A security issued by a corporation that is considered to offer a high risk to bondholders.
Junk bond is the popular name for high-risk bonds offered by corporations. A bond is a certificate or some other evidence of a debt. In the world of corporate finance, a corporation may sell a bond in exchange for cash. The bond contains a promise to repay its purchaser at a certain rate of return, called a yield. A bond is not an EQUITY investment in the corporation; it is debt of the corporation.
A corporate bond is essentially a loan to a corporation. The loan may be secured by a lien or mortgage on the corporation's property as security for repayment.
To determine the level of the default risk for potential bondholders, financial experts analyze corporations and rate them on a number of factors, including the nature of their business, their financial holdings, their employees, and the length of their existence. The higher the risk for bondholders, the lower the risk rating given the corporation.
Because their ventures are considered risky, low-rated corporations must offer bond yields that are higher than those of high-rated corporations. High-rated corporations have less need for income from bonds, so they do not need to offer high yields. Bonds from these companies are called investment-grade bonds. Low-rated corporations have the need for bond income, so they offer high-yield bonds. These high-yield bonds are junk bonds.
When a corporation fails, bondholders may lose all or part of their investment if the corporation has declared BANKRUPTCY or has no assets. This possibility is more real for junk bonds because they are, by definition, issued by unproven or unhealthy corporations.

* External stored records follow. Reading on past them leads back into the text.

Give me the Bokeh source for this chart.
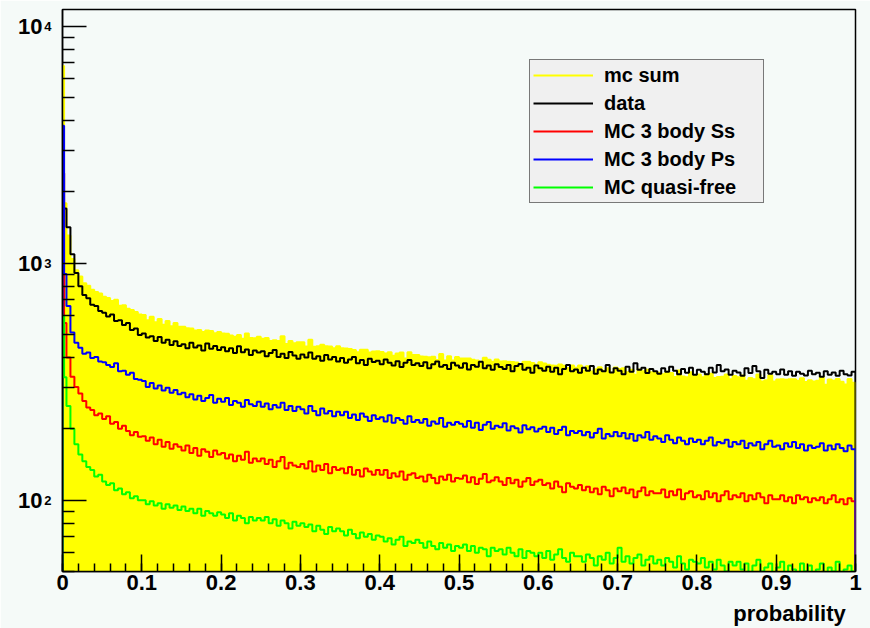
import numpy as np
from bokeh.plotting import figure
from bokeh.models import FixedTicker, Legend, LegendItem, LogAxis, LinearAxis
from bokeh.embed import file_html
from bokeh.resources import INLINE

# ---------------- data (counts per bin on [0, 1]) ----------------
# first bin is narrow (0-0.002), second 0.002-0.005, then 199 bins of 0.005
X_MIN, X_MAX = 0.0, 1.0
Y_MIN, Y_MAX = 50.0, 11770.0
FIRST_EDGES = [0.0, 0.002]
REGULAR_FROM, N_REGULAR = 0.005, 199

data_counts = [
    2400, 1700, 1420, 1090, 910, 800, 735, 712, 668, 660, 628,
    618, 596, 607, 570, 575, 548, 560, 522, 530, 498,
    505, 486, 492, 470, 488, 462, 475, 452, 468, 447,
    455, 438, 462, 441, 450, 428, 458, 436, 447, 430,
    442, 425, 438, 418, 446, 421, 432, 410, 428, 420,
    425, 405, 418, 430, 402, 415, 398, 422, 408, 395,
    412, 400, 420, 395, 405, 388, 410, 392, 402, 385,
    398, 380, 392, 402, 378, 390, 372, 395, 383, 388,
    375, 392, 380, 370, 386, 365, 380, 390, 372, 378,
    368, 382, 360, 375, 385, 366, 372, 358, 380, 370,
    362, 378, 356, 372, 366, 384, 360, 370, 355, 375,
    365, 358, 372, 350, 368, 376, 355, 362, 345, 370,
    360, 352, 366, 348, 362, 340, 358, 372, 350, 356,
    345, 362, 352, 368, 342, 356, 350, 372, 346, 360,
    352, 340, 366, 348, 378, 355, 362, 344, 358, 350,
    342, 360, 348, 366, 352, 340, 358, 345, 362, 338,
    355, 348, 340, 362, 346, 372, 350, 356, 338, 352,
    346, 335, 360, 344, 368, 350, 328, 355, 342, 348,
    340, 356, 338, 350, 335, 348, 342, 336, 352, 340,
    345, 332, 350, 338, 346, 335, 352, 340, 336, 348,
]

ps_counts = [
    3800, 900, 660, 510, 462, 440, 415, 420, 398, 402, 385,
    382, 372, 365, 378, 350, 352, 338, 345, 325, 322,
    318, 300, 312, 296, 305, 290, 298, 284, 292, 280,
    284, 272, 280, 266, 276, 262, 270, 278, 258, 268,
    260, 270, 252, 262, 258, 248, 265, 254, 250, 260,
    248, 256, 242, 252, 246, 258, 240, 250, 238, 248,
    242, 232, 250, 238, 228, 244, 232, 238, 226, 236,
    228, 236, 222, 230, 218, 232, 225, 216, 228, 220,
    224, 215, 228, 212, 222, 218, 210, 226, 214, 218,
    212, 220, 206, 215, 210, 222, 204, 212, 208, 214,
    210, 204, 216, 202, 212, 198, 208, 214, 200, 206,
    203, 211, 197, 205, 201, 193, 207, 199, 203, 195,
    200, 204, 194, 202, 190, 198, 204, 188, 196, 192,
    196, 188, 194, 184, 192, 200, 182, 190, 186, 194,
    186, 192, 182, 190, 178, 188, 184, 194, 180, 186,
    182, 176, 188, 180, 174, 184, 178, 172, 182, 176,
    180, 172, 178, 184, 170, 176, 174, 180, 168, 176,
    172, 178, 166, 174, 170, 176, 164, 172, 178, 168,
    170, 164, 174, 168, 176, 166, 172, 162, 170, 166,
    168, 174, 162, 170, 164, 172, 166, 161, 170, 164,
]

ss_counts = [
    2400, 560, 400, 332, 300, 282, 262, 246, 240, 228, 232,
    220, 226, 210, 214, 200, 206, 196, 188, 194, 185,
    186, 178, 184, 172, 180, 168, 176, 165, 172, 168,
    162, 170, 158, 166, 154, 164, 160, 152, 162, 156,
    158, 150, 156, 146, 154, 148, 160, 144, 150, 146,
    150, 142, 148, 138, 146, 152, 136, 144, 140, 138,
    142, 136, 146, 132, 140, 134, 142, 130, 138, 134,
    136, 130, 138, 128, 134, 126, 136, 132, 128, 134,
    128, 134, 124, 130, 126, 132, 122, 128, 130, 124,
    126, 120, 128, 124, 118, 126, 122, 128, 120, 124,
    123, 127, 119, 125, 117, 123, 129, 119, 121, 125,
    120, 116, 124, 118, 122, 114, 120, 124, 116, 120,
    122, 116, 118, 112, 120, 114, 108, 118, 114, 112,
    116, 110, 114, 108, 112, 106, 114, 110, 104, 112,
    109, 113, 107, 111, 103, 109, 113, 105, 109, 107,
    107, 111, 103, 109, 105, 111, 101, 107, 109, 103,
    105, 101, 109, 103, 107, 99, 105, 109, 101, 105,
    103, 107, 99, 105, 101, 107, 103, 97, 105, 101,
    101, 105, 99, 103, 97, 105, 101, 103, 98, 102,
    100, 103, 97, 101, 105, 98, 101, 96, 102, 99,
]

qf_counts = [
    600, 330, 250, 200, 172, 156, 146, 138, 134, 126, 128,
    120, 116, 118, 110, 112, 106, 108, 102, 104, 100,
    100, 96, 99, 95, 97, 92, 96, 93, 95, 91,
    94, 90, 92, 88, 92, 86, 90, 88, 86, 89,
    87, 84, 88, 82, 86, 84, 80, 85, 82, 84,
    82, 85, 80, 83, 78, 82, 80, 76, 81, 78,
    80, 77, 79, 74, 78, 75, 72, 77, 74, 76,
    74, 71, 75, 72, 69, 73, 70, 72, 68, 71,
    70, 67, 69, 65, 68, 70, 64, 67, 66, 68,
    66, 63, 67, 64, 62, 66, 63, 65, 61, 64,
    63, 65, 61, 64, 60, 63, 62, 58, 63, 61,
    62, 59, 63, 60, 58, 62, 57, 61, 60, 58,
    60, 57, 61, 56, 59, 62, 57, 55, 60, 58,
    58, 55, 59, 57, 53, 58, 56, 60, 54, 57,
    63, 55, 58, 54, 57, 59, 53, 56, 58, 54,
    56, 53, 57, 55, 52, 58, 54, 51, 56, 55,
    54, 57, 52, 55, 51, 56, 53, 50, 55, 53,
    55, 51, 54, 49, 53, 56, 50, 52, 54, 48,
    52, 55, 49, 53, 51, 48, 54, 50, 53, 49,
    51, 54, 48, 52, 50, 55, 49, 51, 53, 50,
]

# MC sum = sum of the three MC components
mc_sum_counts = [a + b + c for a, b, c in zip(ss_counts, ps_counts, qf_counts)]

series_labels = ["mc sum", "data", "MC 3 body Ss", "MC 3 body Ps", "MC quasi-free"]
x_tick_values = [0, 0.1, 0.2, 0.3, 0.4, 0.5, 0.6, 0.7, 0.8, 0.9, 1]
y_tick_values = [100, 1000, 10000]
y_tick_mantissa = ["10", "10", "10"]
y_tick_exponents = ["2", "3", "4"]
x_axis_title = "probability"

edges = FIRST_EDGES + list(np.linspace(REGULAR_FROM, X_MAX, N_REGULAR + 1))
N_BINS = len(edges) - 1
for arr in (data_counts, ps_counts, ss_counts, qf_counts):
    assert len(arr) == N_BINS, len(arr)

# ---------------- layout / style ----------------
W, H = 870, 628
LEFT, RIGHT, TOP, BOTTOM = 62, 15, 9, 57
FRAME_W = W - LEFT - RIGHT
BG = "#f5faf8"
FONT = "Liberation Sans"
LOW = 1.0  # below visible range: histogram outline starts from the floor

p = figure(width=W, height=H, x_range=(X_MIN, X_MAX), y_range=(Y_MIN, Y_MAX),
           y_axis_type="log", output_backend="svg", toolbar_location=None,
           min_border_left=LEFT, min_border_right=RIGHT,
           min_border_top=TOP, min_border_bottom=BOTTOM)
p.background_fill_color = BG
p.border_fill_color = BG
p.outline_line_color = "black"
p.outline_line_width = 1.5
p.xgrid.visible = False
p.ygrid.visible = False


def step_path(vals):
    xs = [X_MIN] + edges + [X_MAX]
    ys = [LOW] + list(vals) + [vals[-1], LOW]
    return xs, ys


# yellow filled MC sum
p.varea_step(x=edges, y1=[LOW] * (N_BINS + 1), y2=mc_sum_counts + [mc_sum_counts[-1]],
             step_mode="after", fill_color="#ffff00", fill_alpha=1.0)

renderers = {}
for key, vals, color in [("mc sum", mc_sum_counts, "#ffff00"),
                         ("data", data_counts, "#000000"),
                         ("MC 3 body Ss", ss_counts, "#ff0000"),
                         ("MC 3 body Ps", ps_counts, "#0000ff"),
                         ("MC quasi-free", qf_counts, "#00ff00")]:
    xs, ys = step_path(vals)
    renderers[key] = p.step(xs, ys, mode="after", line_color=color, line_width=2)


def px_to_x(px):
    return X_MIN + (px - LEFT) / FRAME_W * (X_MAX - X_MIN)


# ---------------- x axis ----------------
xa = p.xaxis[0]
xa.ticker = FixedTicker(ticks=x_tick_values,
                        minor_ticks=list(np.round(np.arange(0, 1.0001, 0.02), 2)))
xa.major_label_overrides = {0: "0", 1: "1"}
xa.major_tick_in = 17
xa.major_tick_out = 0
xa.minor_tick_in = 8
xa.minor_tick_out = 0
xa.major_tick_line_width = 1.5
xa.minor_tick_line_width = 1.5
xa.axis_line_width = 1.5
xa.major_label_text_font = FONT
xa.major_label_text_font_style = "bold"
xa.major_label_text_font_size = "22px"
xa.major_label_text_color = "black"
xa.major_label_standoff = 3

# axis title, right-aligned under the axis end (as a second, tick-less axis)
title_pos = px_to_x(789)
xt = LinearAxis(ticker=FixedTicker(ticks=[title_pos], minor_ticks=[]),
                major_label_overrides={title_pos: x_axis_title},
                axis_line_color=None, major_tick_line_color=None,
                minor_tick_line_color=None, major_label_standoff=2,
                major_label_text_font=FONT, major_label_text_font_style="bold",
                major_label_text_font_size="22px", major_label_text_color="black")
p.add_layout(xt, "below")

# ---------------- y axis (exponents on main axis, mantissa "10" on a second) ----------------
ya = p.yaxis[0]
minors = [m * d for d in (10, 100, 1000) for m in range(2, 10)]
ya.ticker = FixedTicker(ticks=y_tick_values, minor_ticks=minors)
ya.major_label_overrides = dict(zip(y_tick_values, y_tick_exponents))
ya.major_label_text_font = FONT
ya.major_label_text_font_style = "bold"
ya.major_label_text_font_size = "13px"
ya.major_label_text_color = "black"
ya.major_label_standoff = 11
ya.major_tick_in = 24
ya.major_tick_out = 0
ya.minor_tick_in = 12
ya.minor_tick_out = 0
ya.major_tick_line_width = 1.5
ya.minor_tick_line_width = 1.5
ya.axis_line_width = 1.5

ym = LogAxis(ticker=FixedTicker(ticks=y_tick_values, minor_ticks=[]),
             major_label_overrides=dict(zip(y_tick_values, y_tick_mantissa)),
             axis_line_color=None, major_tick_line_color=None,
             minor_tick_line_color=None, major_label_standoff=-7,
             major_label_text_font=FONT, major_label_text_font_style="bold",
             major_label_text_font_size="22px", major_label_text_color="black")
p.add_layout(ym, "left")

# ---------------- legend ----------------
items = [LegendItem(label=lbl, renderers=[renderers[lbl]]) for lbl in series_labels]
legend = Legend(items=items, location=(529 - LEFT, (H - BOTTOM) - 203))
legend.label_text_font = FONT
legend.label_text_font_style = "bold"
legend.label_text_font_size = "20px"
legend.label_text_color = "black"
legend.glyph_width = 60
legend.glyph_height = 24
legend.label_height = 24
legend.label_width = 156
legend.label_standoff = 11
legend.spacing = 4
legend.padding = 3
legend.margin = 0
legend.border_line_color = "black"
legend.border_line_width = 1
legend.background_fill_color = "#f0f0f0"
legend.background_fill_alpha = 1.0
p.add_layout(legend)

open("out.html", "w").write(file_html(p, INLINE))
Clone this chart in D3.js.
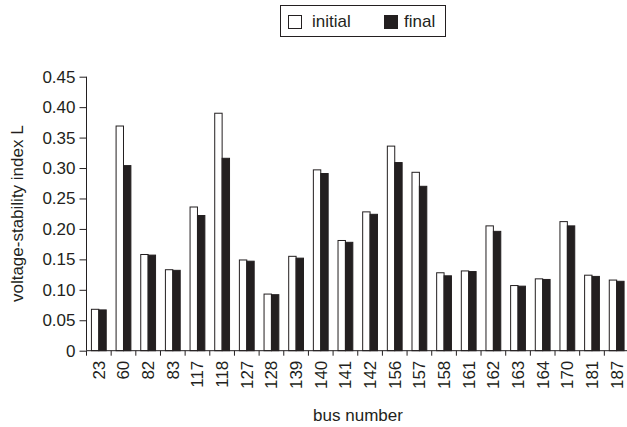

For some persons, the high yield of a junk bond can be worth the increased risk of default. Junk bonds can increase in value if the corporation's rating is upgraded by private bond-rating firms. Junk bonds are also favored by some persons precisely because they contribute capital to young or struggling corporations. Whether to buy a junk bond depends on the investor: conservative investors do not favor them, but speculators and others seeking a quick profit find them attractive.
Boyer, Allen. 1989. "For the Love of Money." Georgia Law Review 23.